半年後の2010年10月には、つくばマラソン(フル=42.195キロメートル)に出場して、完走しました。ゴールした途端に意識を失うくらいで、体調が無茶苦茶だったけど走りきった。ちなみにタイムは4時間31分でした。

ストレス解消のために走り始める

辰濃:大学時代に体育会の野球部で投手をしていましたが、新聞記者になってからは、運動は全くごぶさた。現在57歳ですが、41~42歳くらいのときかな、デスク(記事を取りまとめる責任者)になるとストレスがたまるようになって、ちょっと走る気になった。
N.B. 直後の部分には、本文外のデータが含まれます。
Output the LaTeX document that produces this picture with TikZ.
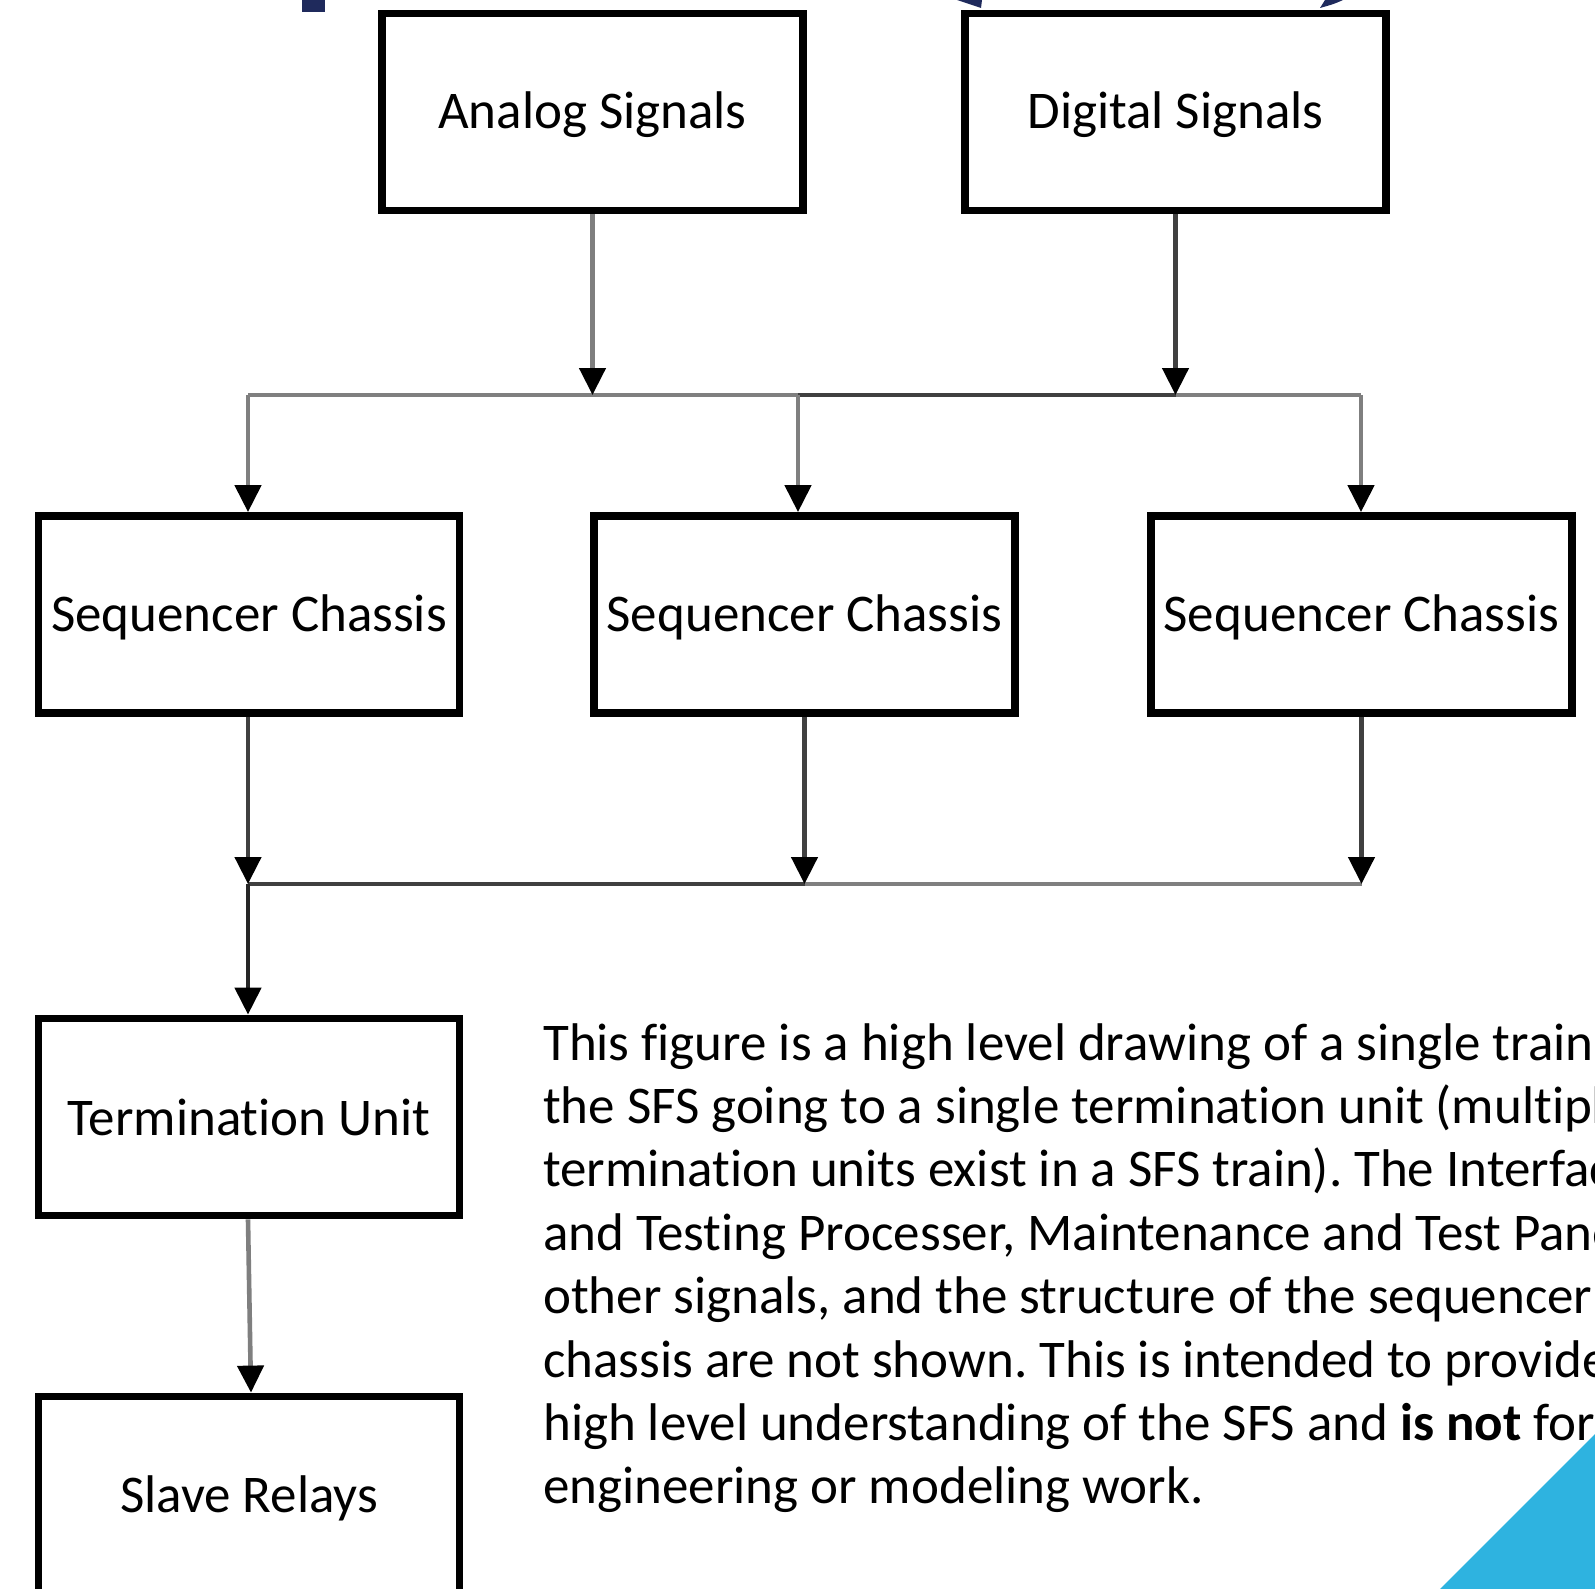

午後10時くらいに仕事が一段落すると、会社を抜け出してね。

築地の朝日新聞本社からレインボーブリッジを往復すると距離にして7キロくらい。このルートは信号がほとんどないから、走りやすいんです。携帯電話を持って何かあるとすぐ戻れるようにして走る。社に戻ってくると、風呂に入って、再び仕事をする。新聞社は印刷業務や泊まり勤務があるから風呂がある。これが便利でしたね。

でも、もっとも走ることが好きだったかといえばそうでもない。大学時代の練習といえば、とにかくランニング。投手は練習時間の7~8割は走っているので、「走るのだけはごめんだ」だと思っていました。でも、新聞社の中間管理職のような立場になって、上と下との板挟みになる。平均15時間は会社にいると、心理的なバランスを取るため、そして何より「独りになりたい」というのが、走るきっかけでした。